**Given request:** Everything from the first line down to the line containing "return (B - py) / ph" is to be retyped exactly, both ends included, with pictures left out.

**Material for this exercise:**

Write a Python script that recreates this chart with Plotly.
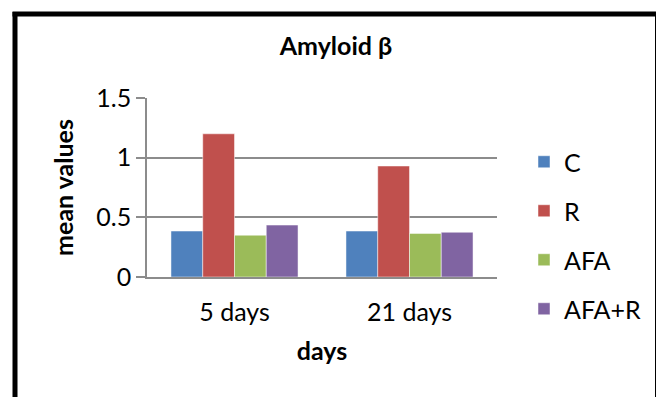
import plotly.graph_objects as go

categories = ["5 days", "21 days"]
series_names = ["C", "R", "AFA", "AFA+R"]
values_C = [0.385, 0.385]
values_R = [1.2, 0.93]
values_AFA = [0.35, 0.365]
values_AFAR = [0.435, 0.375]
colors = ["#4F81BD", "#C0504D", "#9BBB59", "#8064A2"]
y_ticks = [0, 0.5, 1, 1.5]
y_tick_labels = ["0", "0.5", "1", "1.5"]

FONT = "Lato, Calibri, Carlito, sans-serif"
FS = 25

fig = go.Figure()
for name, vals, col in zip(series_names, [values_C, values_R, values_AFA, values_AFAR], colors):
    fig.add_trace(go.Bar(
        x=categories, y=vals, name=name, legendgroup=name,
        marker=dict(color=col, line=dict(color="rgba(255,255,255,0.6)", width=0.8)),
    ))

OFF = 8  # page body margin
# plot area in page pixels: x 147..497, y 98..277
L, R_, T, B = 147, 497, 98, 277
W, H = 664 - OFF, 397 - OFF
pw, ph = R_ - L, B - T

def px_x(px):
    return (px - L) / pw

def px_y(py):
    return (B - py) / ph

fig.update_layout(
    width=W, height=H,
    margin=dict(l=L - OFF, r=W - (R_ - OFF), t=T - OFF, b=H - (B - OFF), pad=0),
    paper_bgcolor="white", plot_bgcolor="white",
    barmode="group", bargap=0.274, bargroupgap=0,
    font=dict(family=FONT, size=FS, color="black"),
    title=dict(text="<b>Amyloid β</b>", x=px_x(336), xref="paper", xanchor="center",
               y=1 - (46 - OFF) / H, yref="container", yanchor="middle",
               font=dict(family=FONT, size=FS, color="black")),
    showlegend=True,
    legend=dict(x=px_x(524), xanchor="left", y=px_y(139), yanchor="top",
                traceorder="grouped", tracegroupgap=13.5, maxheight=360,
                font=dict(family=FONT, size=FS, color="black"),
                bgcolor="rgba(0,0,0,0)"),
    xaxis=dict(showline=True, linecolor="#8C8C8C", linewidth=1.5, ticks="",
               showgrid=False, tickfont=dict(size=FS), ticklabelstandoff=12,
               title=dict(text="<b>days</b>", standoff=18, font=dict(size=FS))),
    yaxis=dict(range=[0, 1.5], tickvals=y_ticks, ticktext=y_tick_labels,
               showline=True, linecolor="#8C8C8C", linewidth=1.5,
               showgrid=True, gridcolor="#8C8C8C", gridwidth=1.5,
               ticks="outside", ticklen=9, tickcolor="#8C8C8C", tickwidth=1.5,
               zeroline=False, tickfont=dict(size=FS),
               title=dict(text="<b>mean values</b>", standoff=16, font=dict(size=FS))),
)

# outer black frame
frame = dict(type="line", xref="paper", yref="paper", line=dict(color="black", width=5))
fig.add_shape(**frame, x0=px_x(15), x1=px_x(15), y0=px_y(12), y1=px_y(420))
fig.add_shape(**frame, x0=px_x(657.5), x1=px_x(657.5), y0=px_y(12), y1=px_y(420))
fig.add_shape(**frame, x0=px_x(12.5), x1=px_x(660), y0=px_y(14), y1=px_y(14))

fig.write_html("out.html")
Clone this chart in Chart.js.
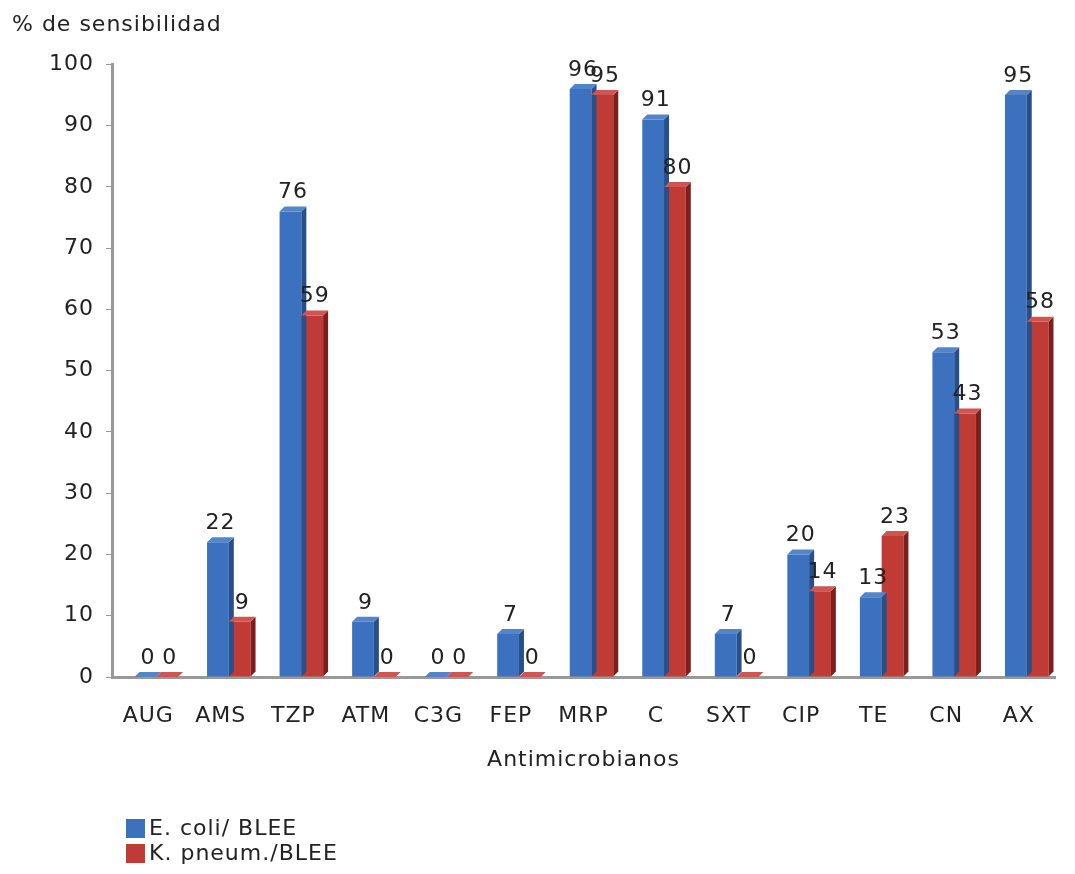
<!DOCTYPE html>
<html>
<head>
<meta charset="utf-8">
<script src="https://cdn.jsdelivr.net/npm/chart.js@4/dist/chart.umd.min.js"></script>
<style>
  body { margin: 0; background: #fff; font-family: "DejaVu Sans", sans-serif; }
  #wrap { position: relative; width: 1075px; height: 874px; }
  #legend { position: absolute; left: 126px; top: 815px; font-size: 22px; letter-spacing: 1px; color: #222; }
  #legend div { height: 25px; line-height: 25px; white-space: nowrap; }
  #legend span.box { display: inline-block; width: 19px; height: 19px; vertical-align: -3px; margin-right: 4px; }
</style>
</head>
<body>
<div id="wrap">
  <canvas id="chart" width="1075" height="874"></canvas>
  <div id="legend"></div>
</div>
<script>
'use strict';

const categories = ['AUG', 'AMS', 'TZP', 'ATM', 'C3G', 'FEP', 'MRP', 'C', 'SXT', 'CIP', 'TE', 'CN', 'AX'];
const ecoli = [0, 22, 76, 9, 0, 7, 96, 91, 7, 20, 13, 53, 95];
const kpneum = [0, 9, 59, 0, 0, 0, 95, 80, 0, 14, 23, 43, 58];
const seriesNames = ['E. coli/ BLEE', 'K. pneum./BLEE'];
const yTicks = { min: 0, max: 100, step: 10 };

const colors = [
  { front: '#3b71be', side: '#27508a', top: '#5585c9' },
  { front: '#c03a36', side: '#7c1f1d', top: '#cf5551' }
];
const DEPTH = 5;
const SHIFT = 8; // bars sit a little right of the label, like the 3d original
const FONT = '"DejaVu Sans", sans-serif';

// wider lettering, closer to the original's look
const spacing = {
  id: 'spacing',
  beforeInit(chart) { chart.ctx.letterSpacing = '1px'; },
  beforeDraw(chart) { chart.ctx.letterSpacing = '1px'; }
};

// fake 3d: side and top faces plus value labels
const bar3d = {
  id: 'bar3d',
  beforeDatasetsDraw(chart) {
    chart.ctx.save();
    chart.ctx.translate(SHIFT, 0);
  },
  afterDatasetsDraw(chart) {
    const ctx = chart.ctx;
    chart.data.datasets.forEach((ds, i) => {
      const meta = chart.getDatasetMeta(i);
      const c = colors[i];
      meta.data.forEach((bar) => {
        const l = bar.x - bar.width / 2;
        const r = bar.x + bar.width / 2;
        const top = bar.y;
        const base = bar.base;
        ctx.fillStyle = c.side;
        ctx.beginPath();
        ctx.moveTo(r, top);
        ctx.lineTo(r + DEPTH, top - DEPTH);
        ctx.lineTo(r + DEPTH, base - DEPTH);
        ctx.lineTo(r, base);
        ctx.closePath();
        ctx.fill();
        ctx.fillStyle = c.top;
        ctx.beginPath();
        ctx.moveTo(l, top);
        ctx.lineTo(l + DEPTH, top - DEPTH);
        ctx.lineTo(r + DEPTH, top - DEPTH);
        ctx.lineTo(r, top);
        ctx.closePath();
        ctx.fill();
      });
    });
    ctx.fillStyle = '#222';
    ctx.font = '22px ' + FONT;
    ctx.textAlign = 'center';
    ctx.textBaseline = 'bottom';
    chart.data.datasets.forEach((ds, i) => {
      const meta = chart.getDatasetMeta(i);
      meta.data.forEach((bar, j) => {
        ctx.fillText(String(ds.data[j]), bar.x + DEPTH / 2, bar.y - DEPTH - 3);
      });
    });
    ctx.restore();
  }
};

const chart = new Chart(document.getElementById('chart'), {
  type: 'bar',
  data: {
    labels: categories,
    datasets: [
      { label: seriesNames[0], data: ecoli, backgroundColor: colors[0].front },
      { label: seriesNames[1], data: kpneum, backgroundColor: colors[1].front }
    ]
  },
  options: {
    responsive: false,
    animation: false,
    layout: { padding: { left: 12, right: 20, bottom: 101 } },
    datasets: { bar: { categoryPercentage: 0.6, barPercentage: 1 } },
    plugins: {
      legend: { display: false },
      tooltip: { enabled: false },
      title: {
        display: true,
        text: '% de sensibilidad',
        align: 'start',
        color: '#222',
        font: { family: FONT, size: 22, weight: 'normal' },
        padding: { top: 12, bottom: 26 }
      }
    },
    scales: {
      x: {
        grid: { display: false, tickLength: 0 },
        border: { display: true, color: '#999', width: 3 },
        ticks: { color: '#222', font: { family: FONT, size: 22 }, padding: 26 },
        title: {
          display: true,
          text: 'Antimicrobianos',
          color: '#222',
          font: { family: FONT, size: 22 },
          padding: { top: 10, bottom: 0 }
        },
        afterFit(s) { s.height = 96; }
      },
      y: {
        min: yTicks.min,
        max: yTicks.max,
        grid: { display: true, drawOnChartArea: false, tickLength: 6, color: '#999' },
        border: { display: true, color: '#999', width: 3 },
        ticks: { stepSize: yTicks.step, color: '#222', font: { family: FONT, size: 22 }, padding: 12 },
        afterFit(s) { s.width = 100; }
      }
    }
  },
  plugins: [spacing, bar3d]
});

const legend = document.getElementById('legend');
chart.data.datasets.forEach((ds) => {
  const row = document.createElement('div');
  row.innerHTML = '<span class="box" style="background:' + ds.backgroundColor + '"></span>' + ds.label;
  legend.appendChild(row);
});
</script>
</body>
</html>
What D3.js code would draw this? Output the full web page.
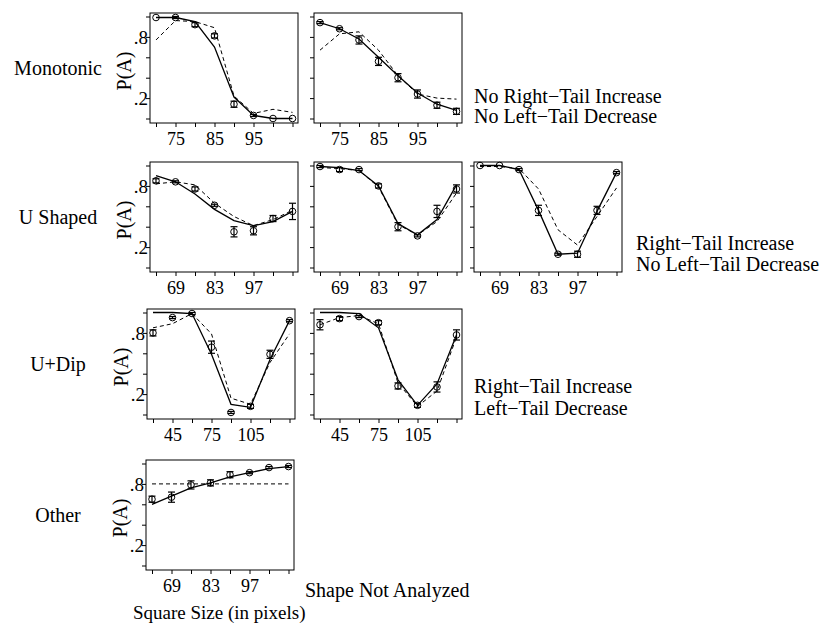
<!DOCTYPE html>
<html>
<head>
    <script src="https://d3js.org/d3.v7.min.js"></script>
    <style>
        body { margin: 0; background: #fff; }
        text { font-family: "Liberation Serif", "Times New Roman", serif; fill: #000; }
        .axis path.domain { display: none; }
        .axis line { stroke: #000; stroke-width: 1px; }
        .axis text { font-size: 18px; }
    </style>
</head>
<body>
    <svg width="824" height="627"></svg>

    <script>
        const svg = d3.select("svg");

        // x values (square size in pixels) for each row of panels
        const xMono = [70, 75, 80, 85, 90, 95, 100, 105];
        const xU = [62, 69, 76, 83, 90, 97, 104, 111];
        const xDip = [30, 45, 60, 75, 90, 105, 120, 135];

        // labelled x ticks
        const monoTickLabels = [75, 85, 95];
        const uTickLabels = [69, 83, 97];
        const dipTickLabels = [45, 75, 105];

        const yTicks = [0, 0.2, 0.4, 0.6, 0.8, 1];
        const yTickLabels = [0.2, 0.8];

        // Monotonic, panel 1
        const m1Obs = [0.99, 0.99, 0.92, 0.81, 0.14, 0.03, 0.00, 0.00];
        const m1Err = [0, 0.01, 0.02, 0.02, 0.03, 0.01, 0, 0];
        const m1Solid = [0.99, 0.99, 0.95, 0.70, 0.21, 0.03, 0.00, 0.00];
        const m1Dashed = [0.77, 0.96, 0.95, 0.89, 0.22, 0.05, 0.09, 0.06];

        // Monotonic, panel 2
        const m2Obs = [0.94, 0.88, 0.77, 0.56, 0.40, 0.24, 0.13, 0.07];
        const m2Err = [0.01, 0.01, 0.04, 0.04, 0.04, 0.04, 0.03, 0.03];
        const m2Solid = [0.94, 0.88, 0.78, 0.60, 0.42, 0.25, 0.14, 0.08];
        const m2Dashed = [0.67, 0.83, 0.85, 0.67, 0.42, 0.24, 0.20, 0.19];

        // U shaped, panels 1-3
        const u1Obs = [0.85, 0.84, 0.77, 0.61, 0.35, 0.36, 0.48, 0.55];
        const u1Err = [0.02, 0.01, 0.02, 0.01, 0.05, 0.04, 0.03, 0.08];
        const u1Solid = [0.90, 0.84, 0.72, 0.57, 0.46, 0.41, 0.45, 0.55];
        const u1Dashed = [0.82, 0.84, 0.81, 0.63, 0.50, 0.41, 0.47, 0.56];

        const u2Obs = [0.99, 0.96, 0.96, 0.80, 0.40, 0.31, 0.55, 0.77];
        const u2Err = [0.01, 0.02, 0.01, 0.02, 0.04, 0.01, 0.06, 0.04];
        const u2Solid = [0.99, 0.98, 0.95, 0.80, 0.43, 0.32, 0.47, 0.81];
        const u2Dashed = [0.98, 0.97, 0.95, 0.79, 0.42, 0.32, 0.45, 0.73];

        const u3Obs = [1.00, 1.00, 0.96, 0.56, 0.13, 0.13, 0.56, 0.93];
        const u3Err = [0, 0, 0.01, 0.05, 0.01, 0.03, 0.04, 0.01];
        const u3Solid = [1.00, 1.00, 0.96, 0.56, 0.13, 0.14, 0.55, 0.93];
        const u3Dashed = [0.99, 0.99, 0.97, 0.77, 0.37, 0.22, 0.50, 0.78];

        // U+Dip, panels 1-2
        const d1Obs = [0.80, 0.95, 0.99, 0.66, 0.02, 0.08, 0.59, 0.92];
        const d1Err = [0.03, 0.01, 0.01, 0.06, 0.01, 0.02, 0.04, 0.01];
        const d1Solid = [1.00, 1.00, 0.99, 0.59, 0.10, 0.07, 0.54, 0.92];
        const d1Dashed = [0.85, 0.89, 0.99, 0.79, 0.16, 0.10, 0.51, 0.79];

        const d2Obs = [0.88, 0.94, 0.96, 0.90, 0.28, 0.09, 0.27, 0.78];
        const d2Err = [0.05, 0.02, 0.01, 0.02, 0.03, 0.02, 0.05, 0.05];
        const d2Solid = [1.00, 1.00, 0.99, 0.85, 0.34, 0.09, 0.30, 0.78];
        const d2Dashed = [0.88, 0.95, 0.97, 0.89, 0.31, 0.08, 0.23, 0.76];

        // Other
        const o1Obs = [0.65, 0.67, 0.79, 0.81, 0.89, 0.91, 0.96, 0.97];
        const o1Err = [0.03, 0.05, 0.04, 0.03, 0.03, 0.01, 0.01, 0.01];
        const o1Solid = [0.60, 0.68, 0.76, 0.81, 0.87, 0.91, 0.95, 0.97];
        const o1Dashed = [0.80, 0.80, 0.80, 0.80, 0.80, 0.80, 0.80, 0.80];

        const rowLabels = ["Monotonic", "U Shaped", "U+Dip", "Other"];

        // layout
        const rowTop = [13, 162, 309, 460];
        const boxH = 110, boxW = 148;

        const panels = [
            { row: 0, left: 150, xs: xMono, labels: monoTickLabels, obs: m1Obs, err: m1Err, solid: m1Solid, dashed: m1Dashed, yAxisText: true },
            { row: 0, left: 314, xs: xMono, labels: monoTickLabels, obs: m2Obs, err: m2Err, solid: m2Solid, dashed: m2Dashed },
            { row: 1, left: 150, xs: xU, labels: uTickLabels, obs: u1Obs, err: u1Err, solid: u1Solid, dashed: u1Dashed, yAxisText: true },
            { row: 1, left: 314, xs: xU, labels: uTickLabels, obs: u2Obs, err: u2Err, solid: u2Solid, dashed: u2Dashed },
            { row: 1, left: 474, xs: xU, labels: uTickLabels, obs: u3Obs, err: u3Err, solid: u3Solid, dashed: u3Dashed },
            { row: 2, left: 147, xs: xDip, labels: dipTickLabels, obs: d1Obs, err: d1Err, solid: d1Solid, dashed: d1Dashed, yAxisText: true },
            { row: 2, left: 314, xs: xDip, labels: dipTickLabels, obs: d2Obs, err: d2Err, solid: d2Solid, dashed: d2Dashed },
            { row: 3, left: 146, xs: xU, labels: uTickLabels, obs: o1Obs, err: o1Err, solid: o1Solid, dashed: o1Dashed, yAxisText: true }
        ];

        panels.forEach(p => {
            const g = svg.append("g")
                .attr("transform", `translate(${p.left}, ${rowTop[p.row]})`);

            const x = d3.scaleLinear()
                .domain([p.xs[0], p.xs[p.xs.length - 1]])
                .range([6, boxW - 5.5]);
            const y = d3.scaleLinear().domain([0, 1]).range([boxH - 4.5, 3.5]);

            g.append("rect")
                .attr("width", boxW).attr("height", boxH)
                .attr("fill", "none").attr("stroke", "#000").attr("stroke-width", 1);

            g.append("g")
                .attr("class", "axis")
                .attr("transform", `translate(0, ${boxH})`)
                .call(d3.axisBottom(x)
                    .tickValues(p.xs)
                    .tickSize(4)
                    .tickPadding(5)
                    .tickFormat(d => p.labels.includes(d) ? d : ""));

            g.append("g")
                .attr("class", "axis")
                .call(d3.axisLeft(y).tickValues(yTicks).tickSize(4).tickFormat(""));

            if (p.yAxisText) {
                g.selectAll("text.ylab")
                    .data(yTickLabels)
                    .enter().append("text")
                    .attr("class", "ylab")
                    .attr("x", -2)
                    .attr("y", d => y(d) + 7)
                    .attr("text-anchor", "end")
                    .attr("font-size", "19px")
                    .text(d => String(d).replace("0.", "."));

                g.append("text")
                    .attr("transform", `translate(-19, ${boxH / 2 + 3}) rotate(-90)`)
                    .attr("text-anchor", "middle")
                    .attr("font-size", "20px")
                    .text("P(A)");
            }

            const line = d3.line()
                .x((d, i) => x(p.xs[i]))
                .y(d => y(d));

            g.append("path")
                .datum(p.dashed)
                .attr("d", line)
                .attr("fill", "none")
                .attr("stroke", "#000")
                .attr("stroke-width", 1)
                .attr("stroke-dasharray", "4,3");

            g.append("path")
                .datum(p.solid)
                .attr("d", line)
                .attr("fill", "none")
                .attr("stroke", "#000")
                .attr("stroke-width", 1.3);

            // error bars
            const bars = p.obs.map((v, i) => ({ x: p.xs[i], v, e: p.err[i] })).filter(d => d.e > 0.005);
            const eb = g.selectAll("g.eb").data(bars).enter().append("g").attr("class", "eb")
                .attr("stroke", "#000").attr("stroke-width", 1.2);
            eb.append("line")
                .attr("x1", d => x(d.x)).attr("x2", d => x(d.x))
                .attr("y1", d => y(d.v - d.e)).attr("y2", d => y(d.v + d.e));
            eb.append("line")
                .attr("x1", d => x(d.x) - 3.5).attr("x2", d => x(d.x) + 3.5)
                .attr("y1", d => y(d.v - d.e)).attr("y2", d => y(d.v - d.e));
            eb.append("line")
                .attr("x1", d => x(d.x) - 3.5).attr("x2", d => x(d.x) + 3.5)
                .attr("y1", d => y(d.v + d.e)).attr("y2", d => y(d.v + d.e));

            g.selectAll("circle")
                .data(p.obs)
                .enter().append("circle")
                .attr("cx", (d, i) => x(p.xs[i]))
                .attr("cy", d => y(d))
                .attr("r", 3.3)
                .attr("fill", "none")
                .attr("stroke", "#000")
                .attr("stroke-width", 1);
        });

        // row labels
        svg.selectAll("text.row")
            .data(rowLabels)
            .enter().append("text")
            .attr("class", "row")
            .attr("x", 58)
            .attr("y", (d, i) => rowTop[i] + boxH / 2 + 7)
            .attr("text-anchor", "middle")
            .attr("font-size", "20px")
            .text(d => d);

        // shape notes
        const notes = [
            { x: 474, y: 103, t: "No Right\u2212Tail Increase" },
            { x: 474, y: 123, t: "No Left\u2212Tail Decrease" },
            { x: 636, y: 250, t: "Right\u2212Tail Increase" },
            { x: 636, y: 271, t: "No Left\u2212Tail Decrease" },
            { x: 474, y: 393, t: "Right\u2212Tail Increase" },
            { x: 474, y: 415, t: "Left\u2212Tail Decrease" },
            { x: 305, y: 597, t: "Shape Not Analyzed" }
        ];
        svg.selectAll("text.note")
            .data(notes)
            .enter().append("text")
            .attr("class", "note")
            .attr("x", d => d.x)
            .attr("y", d => d.y)
            .attr("font-size", "20px")
            .text(d => d.t);

        svg.append("text")
            .attr("x", 133)
            .attr("y", 619)
            .attr("font-size", "19px")
            .text("Square Size (in pixels)");
    </script>
</body>
</html>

**Solution:**
Write a Python script that recreates this chart with Plotly.
import plotly.graph_objects as go

categories = ["5 days", "21 days"]
series_names = ["C", "R", "AFA", "AFA+R"]
values_C = [0.385, 0.385]
values_R = [1.2, 0.93]
values_AFA = [0.35, 0.365]
values_AFAR = [0.435, 0.375]
colors = ["#4F81BD", "#C0504D", "#9BBB59", "#8064A2"]
y_ticks = [0, 0.5, 1, 1.5]
y_tick_labels = ["0", "0.5", "1", "1.5"]

FONT = "Lato, Calibri, Carlito, sans-serif"
FS = 25

fig = go.Figure()
for name, vals, col in zip(series_names, [values_C, values_R, values_AFA, values_AFAR], colors):
    fig.add_trace(go.Bar(
        x=categories, y=vals, name=name, legendgroup=name,
        marker=dict(color=col, line=dict(color="rgba(255,255,255,0.6)", width=0.8)),
    ))

OFF = 8  # page body margin
# plot area in page pixels: x 147..497, y 98..277
L, R_, T, B = 147, 497, 98, 277
W, H = 664 - OFF, 397 - OFF
pw, ph = R_ - L, B - T

def px_x(px):
    return (px - L) / pw

def px_y(py):
    return (B - py) / ph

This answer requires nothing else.